We open long after the end of Red Mars in Hiroko’s hideaway as the first generation of native-born Martians are growing up. They will begin to take an active part in the story, in the politics, and the ambitions of the others living on the planet. Most impressive is that the presence of those lost in the revolution or before—most notably Chalmers and Boone—are still keenly felt as people of lesser ability try but fail to come out from under their shadow. The loss of these legends feels much like how amputees describe their lost limbs: gone but somehow present in their absence. Other critics note the power of Robinson’s myth-making ability and they are quite right. The political factions are splintered all across the spectrum between total Reds (leave Mars alone) and total Greens (terraform Mars tomorrow) in every possible hue and permutation. Much of the book is given over to an attempt towards consensus between these groups and the stance they should take in regard to their own consensus. While lacking in sound political application—people in charge of the transnational corporations, people presumably fairly pragmatic, still spout the same abstract thought one would hear in a business ethics course between professors and grad students none of whom ever having attempted an independent negotiation or transaction more difficult than buying a used car—Robinson still retains his brilliant psychological insight into how people behave in such congresses. There are still moments of literary insight in these pages and should still be heeded.

 

Most notably, however, is the celebration of the scientist in the growing importance of Sax Russell. The chapters devoted to Sax, his approach to problems, his decisions, and his evolution as a character both in his attitude towards himself and the people around him, are astounding. Never has the experimental scientist been so beautifully rendered. Robinson’s writing in this regard has achieved something akin to a painter executing a genius portrait patrons can savor for ages to come. There are times in a great novel where a character will sublimate to an icon around which a group or a profession will gather and hold as an ideal or archetype for themselves. Every scientist, we expect, will find their ideal in Sax Russell.

 

Place in Genre

 

Rating a book like this is difficult. Is it an independent novel? Should it be considered as part of the trilogy? Red Mars could stand on its own and we’ve elected to treat Green Mars independently as well. As such, it deserves its rating of 5: interesting, but derivative of Red Mars.

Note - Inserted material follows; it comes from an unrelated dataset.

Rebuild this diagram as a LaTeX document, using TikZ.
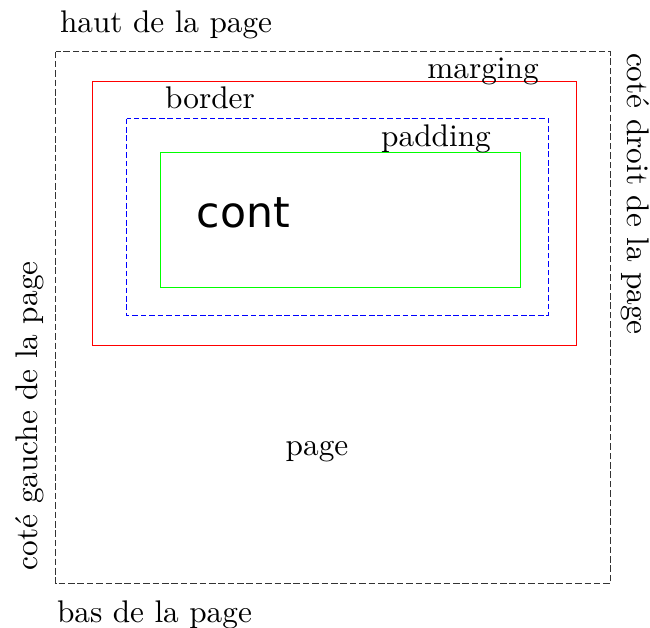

It will have the cumulative influence on the genre that it will enjoy for being a part of the trilogy, but ultimately it is only a bridge between Red Mars and Blue Mars with little to say on its own behalf. Aside, of course, from the creation of Sax Russell. Our rating and belief in the Mars trilogy as a whole is much stronger than the individual rating of this book. Taken as part of a trilogy, our rating would be higher.

 

Why You Should Read This

 

Anyone who read and enjoyed Red Mars will likely feel good about proceeding along with Green. This will be a very large number of people indeed. There will be many people who vociferously disagree with us and think it is just as good or even more so. We think they’re naďve clowns like the fellow who reviewed for curledup.com but that won’t dismiss how they feel about the book. Any scientist should absolutely read this book—even in the absence of having read Red Mars—in order to be introduced to Sax Russell.

 

Why You Should Pass

 

If you’re a right-wing zealot, you probably won’t be able to get over the politics. A good example is the TV show West Wing. If you can’t stand to watch that show, you’re going to find Green Mars equally irritating. The hippie sex increases quite a bit as well. If Heinlein’s Stranger in a Strange Land offended your sensibilities, you’ll find those same parallels here.